While Compliance and Cybersecurity go hand-in-hand, being compliant does not make your business secure. Compliance is a good first step though to helping to improve your cybersecurity posture.
Compliance with regulations and standards can help you get started with improving your organization’s security needs. For instance, compliance with Sarbanes Oxley (SOX) can be a good starting point: the SOX statutes governing information security establish guidelines for ensuring those corporations use security practices to protect information. The Health Insurance Portability and Accountability Act (HIPAA) is designed to protect the privacy and security of health information. Being compliant with HIPAA includes implementing “policies and procedures to specify proper use of and access to workstations and electronic media. A covered entity also must have in place policies and procedures regarding the transfer, removal, disposal, and re-use of electronic media, to ensure appropriate protection of electronic protected health information (e-PHI).” But these policies alone won’t make your organization secure, just compliant.

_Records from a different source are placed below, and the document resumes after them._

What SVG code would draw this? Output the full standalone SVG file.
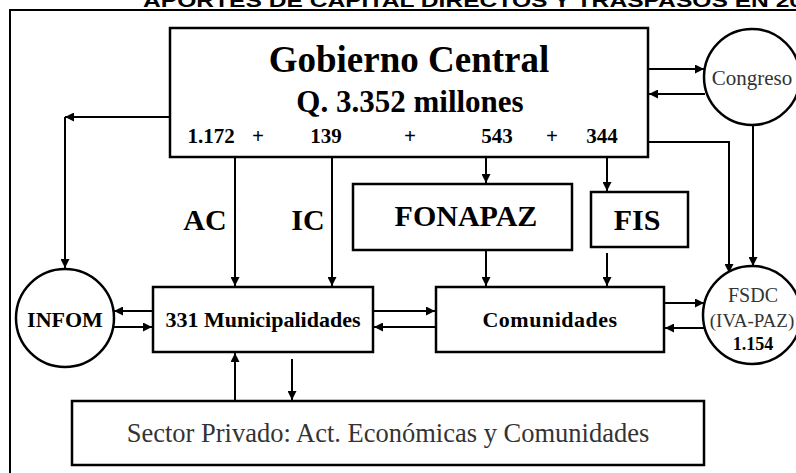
<svg xmlns="http://www.w3.org/2000/svg" width="796" height="473" viewBox="0 0 796 473">
<style>
  .box { fill: #fff; stroke: #000; stroke-width: 2.5; }
  .ln { fill: none; stroke: #000; stroke-width: 2; }
  .b { font-family: "Liberation Serif", "Times New Roman", serif; font-weight: bold; fill: #000; text-anchor: middle; }
  .r { font-family: "Liberation Serif", "Times New Roman", serif; fill: #333; text-anchor: middle; }
  .t { font-family: "Liberation Sans", Arial, sans-serif; font-weight: bold; font-size: 18px; fill: #000; }
</style>
<defs>
  <marker id="ah" viewBox="0 0 10 10" refX="10" refY="5" markerWidth="4.5" markerHeight="4.5" orient="auto" markerUnits="strokeWidth">
    <path d="M0,0 L10,5 L0,10 z" fill="#000"/>
  </marker>
</defs>
<rect x="0" y="0" width="796" height="473" fill="#fff"/>
<text class="t" x="143" y="7" textLength="660" lengthAdjust="spacingAndGlyphs">APORTES DE CAPITAL DIRECTOS Y TRASPASOS EN 20</text>
<rect x="10" y="10" width="800" height="480" fill="none" stroke="#000" stroke-width="2"/>

<g id="connectors">
  <line class="ln" x1="170" y1="117" x2="65" y2="117" marker-end="url(#ah)"/>
  <line class="ln" x1="65" y1="117" x2="65" y2="268" marker-end="url(#ah)"/>
  <line class="ln" x1="235" y1="157" x2="235" y2="286" marker-end="url(#ah)"/>
  <line class="ln" x1="332" y1="157" x2="332" y2="286" marker-end="url(#ah)"/>
  <line class="ln" x1="486" y1="157" x2="486" y2="183" marker-end="url(#ah)"/>
  <line class="ln" x1="607" y1="157" x2="607" y2="191" marker-end="url(#ah)"/>
  <line class="ln" x1="486" y1="250" x2="486" y2="286" marker-end="url(#ah)"/>
  <line class="ln" x1="607" y1="253" x2="607" y2="286" marker-end="url(#ah)"/>
  <line class="ln" x1="648" y1="69" x2="704" y2="69" marker-end="url(#ah)"/>
  <line class="ln" x1="705" y1="94" x2="649" y2="94" marker-end="url(#ah)"/>
  <polyline class="ln" points="648,142 729,142 729,273" marker-end="url(#ah)"/>
  <line class="ln" x1="753" y1="126" x2="753" y2="266" marker-end="url(#ah)"/>
  <line class="ln" x1="153" y1="311" x2="114" y2="311" marker-end="url(#ah)"/>
  <line class="ln" x1="113" y1="327" x2="152" y2="327" marker-end="url(#ah)"/>
  <line class="ln" x1="373" y1="311" x2="435" y2="311" marker-end="url(#ah)"/>
  <line class="ln" x1="436" y1="327" x2="374" y2="327" marker-end="url(#ah)"/>
  <line class="ln" x1="664" y1="303" x2="704" y2="303" marker-end="url(#ah)"/>
  <line class="ln" x1="704" y1="328" x2="665" y2="328" marker-end="url(#ah)"/>
  <line class="ln" x1="235" y1="401" x2="235" y2="353" marker-end="url(#ah)"/>
  <line class="ln" x1="292" y1="359" x2="292" y2="400" marker-end="url(#ah)"/>
</g>

<g id="gobierno">
  <rect class="box" x="170" y="28" width="478" height="129"/>
  <text class="b" x="409" y="72" font-size="37">Gobierno Central</text>
  <text class="b" x="410" y="112" font-size="31">Q. 3.352 millones</text>
  <text class="b" x="211" y="143" font-size="21">1.172</text>
  <text class="b" x="258" y="143" font-size="21">+</text>
  <text class="b" x="326" y="143" font-size="21">139</text>
  <text class="b" x="410" y="143" font-size="21">+</text>
  <text class="b" x="497" y="143" font-size="21">543</text>
  <text class="b" x="552" y="143" font-size="21">+</text>
  <text class="b" x="602" y="143" font-size="21">344</text>
</g>

<g id="congreso">
  <circle class="box" cx="752" cy="77" r="48"/>
  <text class="r" x="752" y="85" font-size="21">Congreso</text>
</g>

<g id="label-ac"><text class="b" x="205" y="230" font-size="30">AC</text></g>
<g id="label-ic"><text class="b" x="308" y="230" font-size="30">IC</text></g>

<g id="fonapaz">
  <rect class="box" x="353" y="184" width="219" height="66"/>
  <text class="b" x="466" y="226" font-size="30">FONAPAZ</text>
</g>

<g id="fis">
  <rect class="box" x="591" y="192" width="97" height="55"/>
  <text class="b" x="637" y="230" font-size="30">FIS</text>
</g>

<g id="infom">
  <circle class="box" cx="65" cy="318" r="49"/>
  <text class="b" x="65" y="327" font-size="22">INFOM</text>
</g>

<g id="municipalidades">
  <rect class="box" x="153" y="287" width="220" height="65"/>
  <text class="b" x="263" y="327" font-size="22">331 Municipalidades</text>
</g>

<g id="comunidades">
  <rect class="box" x="436" y="287" width="228" height="65"/>
  <text class="b" x="550" y="327" font-size="22" letter-spacing="0.5">Comunidades</text>
</g>

<g id="fsdc">
  <circle class="box" cx="752" cy="315" r="49"/>
  <text class="r" x="753" y="302" font-size="20">FSDC</text>
  <text class="r" x="752" y="327" font-size="19">(IVA-PAZ)</text>
  <text class="b" x="753" y="350" font-size="18">1.154</text>
</g>

<g id="sector-privado">
  <rect class="box" x="72" y="401" width="632" height="64"/>
  <text class="r" x="388" y="442" font-size="26.5">Sector Privado: Act. Económicas y Comunidades</text>
</g>
</svg>
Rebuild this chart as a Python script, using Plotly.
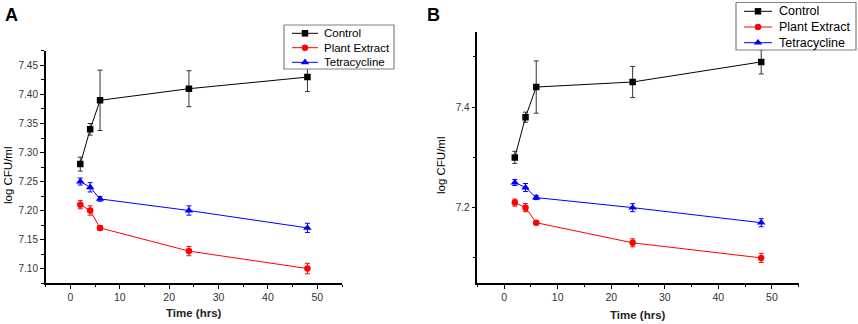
import plotly.graph_objects as go

time_hrs = [2, 4, 6, 24, 48]

# Panel A
a_control = [7.28, 7.34, 7.39, 7.41, 7.43]
a_control_err = [0.012, 0.010, 0.052, 0.031, 0.025]
a_plant = [7.21, 7.20, 7.17, 7.13, 7.10]
a_plant_err = [0.007, 0.008, 0.004, 0.008, 0.009]
a_tetra = [7.25, 7.24, 7.22, 7.20, 7.17]
a_tetra_err = [0.006, 0.008, 0.004, 0.008, 0.008]

# Panel B
b_control = [7.30, 7.38, 7.44, 7.45, 7.49]
b_control_err = [0.012, 0.010, 0.052, 0.031, 0.024]
b_plant = [7.21, 7.20, 7.17, 7.13, 7.10]
b_plant_err = [0.007, 0.008, 0.004, 0.008, 0.009]
b_tetra = [7.25, 7.24, 7.22, 7.20, 7.17]
b_tetra_err = [0.006, 0.008, 0.004, 0.008, 0.008]

series_names = ["Control", "Plant Extract", "Tetracycline"]
colors = ["#000000", "#ff0000", "#0000ff"]
err_colors = ["#333333", "#ff0000", "#0000ff"]
symbols = ["square", "circle", "triangle-up"]
sizes = [6.5, 6.5, 7.5]

FONT = "Liberation Sans, Arial, sans-serif"
W, H = 858, 324

fig = go.Figure()

panels = [
    ("x", "y", [a_control, a_plant, a_tetra], [a_control_err, a_plant_err, a_tetra_err]),
    ("x2", "y2", [b_control, b_plant, b_tetra], [b_control_err, b_plant_err, b_tetra_err]),
]
for xa, ya, vals, errs in panels:
    for name, c, ec, s, sz, v, e in zip(series_names, colors, err_colors, symbols, sizes, vals, errs):
        fig.add_trace(go.Scatter(
            x=time_hrs, y=v, name=name, mode="lines+markers",
            xaxis=xa, yaxis=ya, showlegend=False,
            line=dict(color=c, width=1),
            marker=dict(color=c, symbol=s, size=sz),
            error_y=dict(type="data", array=e, visible=True, color=ec, thickness=1, width=2.5),
        ))

# ---- hand-drawn legends (pixel layout on an overlay axis covering the whole figure) ----
legend_layouts = [
    # box x0, x1, y0, y1, sample x0, x1, text x, row ys, font size
    dict(box=(284, 394, 25, 69), line=(292, 318), tx=322, rows=(33.3, 47.7, 62.3), fs=11.5),
    dict(box=(736, 856, 2.5, 50), line=(744, 772), tx=777, rows=(11.3, 27, 42.7), fs=12.5),
]
for lg in legend_layouts:
    bx0, bx1, by0, by1 = lg["box"]
    fig.add_trace(go.Scatter(
        x=[bx0, bx1, bx1, bx0, bx0], y=[by0, by0, by1, by1, by0],
        mode="lines", fill="toself", fillcolor="white",
        line=dict(color="#808080", width=1.2),
        xaxis="x3", yaxis="y3", showlegend=False, hoverinfo="skip",
    ))
    lx0, lx1 = lg["line"]
    for name, c, s, sz, ry in zip(series_names, colors, symbols, sizes, lg["rows"]):
        fig.add_trace(go.Scatter(
            x=[lx0, lx1], y=[ry, ry], mode="lines",
            line=dict(color=c, width=1), xaxis="x3", yaxis="y3",
            showlegend=False, hoverinfo="skip",
        ))
        fig.add_trace(go.Scatter(
            x=[(lx0 + lx1) / 2], y=[ry], mode="markers",
            marker=dict(color=c, symbol=s, size=sz), xaxis="x3", yaxis="y3",
            showlegend=False, hoverinfo="skip",
        ))
        fig.add_annotation(
            text=name, x=lg["tx"], y=ry, xref="x3", yref="y3",
            xanchor="left", yanchor="middle", showarrow=False,
            font=dict(family=FONT, size=lg["fs"], color="black"),
        )

axis_common = dict(
    showline=True, linecolor="black", linewidth=1.5, ticks="outside", ticklen=4,
    tickwidth=1.2, tickcolor="black", showgrid=False, zeroline=False,
    tickfont=dict(family=FONT, size=10, color="#333333"),
)
xa_common = dict(axis_common, range=[-5, 55], dtick=10, tick0=0,
                 tickfont=dict(family=FONT, size=10.5, color="#333333"),
                 minor=dict(dtick=5, ticks="outside", ticklen=2.5, tickcolor="black"))

fig.update_layout(
    width=W, height=H,
    margin=dict(l=0, r=0, t=0, b=0),
    paper_bgcolor="white", plot_bgcolor="rgba(0,0,0,0)",
    font=dict(family=FONT, color="black"),
    showlegend=False,
    xaxis=dict(xa_common, domain=[0.0533, 0.3986], anchor="y"),
    yaxis=dict(axis_common, domain=[0.1265, 0.8426], anchor="x",
               range=[7.075, 7.475], dtick=0.05, tick0=7.0, tickformat=".2f",
               minor=dict(dtick=0.025, ticks="outside", ticklen=2.5, tickcolor="black")),
    xaxis2=dict(xa_common, domain=[0.5563, 0.9309], anchor="y2"),
    yaxis2=dict(axis_common, domain=[0.1265, 0.902], anchor="x2",
                range=[7.05, 7.55], dtick=0.2, tick0=7.0, tickformat=".1f",
                minor=dict(dtick=0.1, ticks="outside", ticklen=2.5, tickcolor="black")),
    xaxis3=dict(domain=[0, 1], range=[0, W], visible=False, fixedrange=True, anchor="y3"),
    yaxis3=dict(domain=[0, 1], range=[H, 0], visible=False, fixedrange=True, anchor="x3"),
)

texts = [
    dict(text="<b>A</b>", x=2.5 / W, y=1 - 3 / H, xanchor="left", yanchor="top", textangle=0,
         font=dict(family=FONT, size=18, color="black")),
    dict(text="<b>B</b>", x=425 / W, y=1 - 3 / H, xanchor="left", yanchor="top", textangle=0,
         font=dict(family=FONT, size=18, color="black")),
    dict(text="<b>Time (hrs)</b>", x=194 / W, y=1 - 313 / H, xanchor="center", yanchor="middle", textangle=0,
         font=dict(family=FONT, size=11.5, color="#222222")),
    dict(text="<b>Time (hrs)</b>", x=638 / W, y=1 - 315 / H, xanchor="center", yanchor="middle", textangle=0,
         font=dict(family=FONT, size=11.5, color="#222222")),
    dict(text="log CFU/ml", x=8 / W, y=1 - 175 / H, xanchor="center", yanchor="middle", textangle=-90,
         font=dict(family=FONT, size=11.5, color="black")),
    dict(text="log CFU/ml", x=441 / W, y=1 - 165 / H, xanchor="center", yanchor="middle", textangle=-90,
         font=dict(family=FONT, size=11.5, color="black")),
]
for t in texts:
    fig.add_annotation(xref="paper", yref="paper", showarrow=False, **t)

fig.write_html("out.html", config={"displayModeBar": False},
               post_script="document.body.style.margin='0';document.body.style.overflow='hidden';")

So, what is the next step? How can an organization go from compliance to being cybersecure? Compliance standards are a great starting point for any organization looking to improve their cybersecurity. Whatever industry standards you need to be compliant with, start with those standards as your base for your cybersecurity policies. Then build on those. Think about how your organization can take those standards and set the bar even higher. Most standards and laws contain only minimum requirements, which means they can’t guarantee that your operations will be secure, even if you implement all of the requirements. As an example, consider standards that require just one scan of your systems per year. There are plenty of risks that will come up over the course of a year—which means your business could be blindsided by a threat that arises between scans. An example of setting the compliance bar higher in this case would mean more frequent scans to try and stop those threats before they become a problem.

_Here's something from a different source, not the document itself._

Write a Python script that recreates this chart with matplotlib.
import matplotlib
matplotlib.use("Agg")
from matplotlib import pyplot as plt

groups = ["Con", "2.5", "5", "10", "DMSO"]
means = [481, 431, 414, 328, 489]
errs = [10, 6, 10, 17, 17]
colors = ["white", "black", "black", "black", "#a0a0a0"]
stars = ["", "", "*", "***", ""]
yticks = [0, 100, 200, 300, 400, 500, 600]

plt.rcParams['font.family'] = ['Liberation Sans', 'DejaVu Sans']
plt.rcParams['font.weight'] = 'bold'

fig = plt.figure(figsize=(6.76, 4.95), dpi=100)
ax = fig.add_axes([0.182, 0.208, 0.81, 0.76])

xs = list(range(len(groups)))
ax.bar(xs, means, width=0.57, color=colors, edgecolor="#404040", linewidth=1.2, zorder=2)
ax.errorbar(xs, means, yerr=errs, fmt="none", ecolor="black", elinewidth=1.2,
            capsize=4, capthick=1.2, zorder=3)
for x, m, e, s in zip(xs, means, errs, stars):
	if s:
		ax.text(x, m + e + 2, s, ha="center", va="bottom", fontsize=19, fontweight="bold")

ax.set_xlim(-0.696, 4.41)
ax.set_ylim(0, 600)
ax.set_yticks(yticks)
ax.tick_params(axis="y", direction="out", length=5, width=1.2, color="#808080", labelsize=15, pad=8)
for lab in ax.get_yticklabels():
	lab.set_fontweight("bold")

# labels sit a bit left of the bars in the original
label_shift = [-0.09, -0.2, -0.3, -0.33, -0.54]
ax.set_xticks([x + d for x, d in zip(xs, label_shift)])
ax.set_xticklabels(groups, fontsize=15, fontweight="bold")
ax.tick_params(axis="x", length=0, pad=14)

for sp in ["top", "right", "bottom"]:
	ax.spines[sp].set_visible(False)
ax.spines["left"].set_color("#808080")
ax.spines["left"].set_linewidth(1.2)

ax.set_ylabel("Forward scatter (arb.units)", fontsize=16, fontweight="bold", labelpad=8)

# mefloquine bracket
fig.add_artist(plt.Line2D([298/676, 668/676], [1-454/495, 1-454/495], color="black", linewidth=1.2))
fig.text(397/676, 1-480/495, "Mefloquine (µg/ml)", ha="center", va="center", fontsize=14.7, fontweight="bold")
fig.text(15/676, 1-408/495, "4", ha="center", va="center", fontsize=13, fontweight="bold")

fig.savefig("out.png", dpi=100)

Of course, going beyond compliance guidelines for your business isn’t required and is more for your own peace of mind. When thinking about the risk to your business, however, the benefits of going above and beyond compliance outweigh the costs. Although investing in additional scans or adopting vulnerability management software may seem like a poor use of funds, the cost of fixing a major risk or cleaning up the aftermath of a major breach is much, much higher. Equifax and Capital One are companies that were assumed to be SOX compliant, but still suffered major, reputation damaging, breaches. Mitigating risks, both known and unknown, is imperative for any business. While it’s easy to simply assume compliance equals security, your business needs much more to be secure. Instead of making compliance the endpoint, make compliance the starting point for your cybersecurity strategy.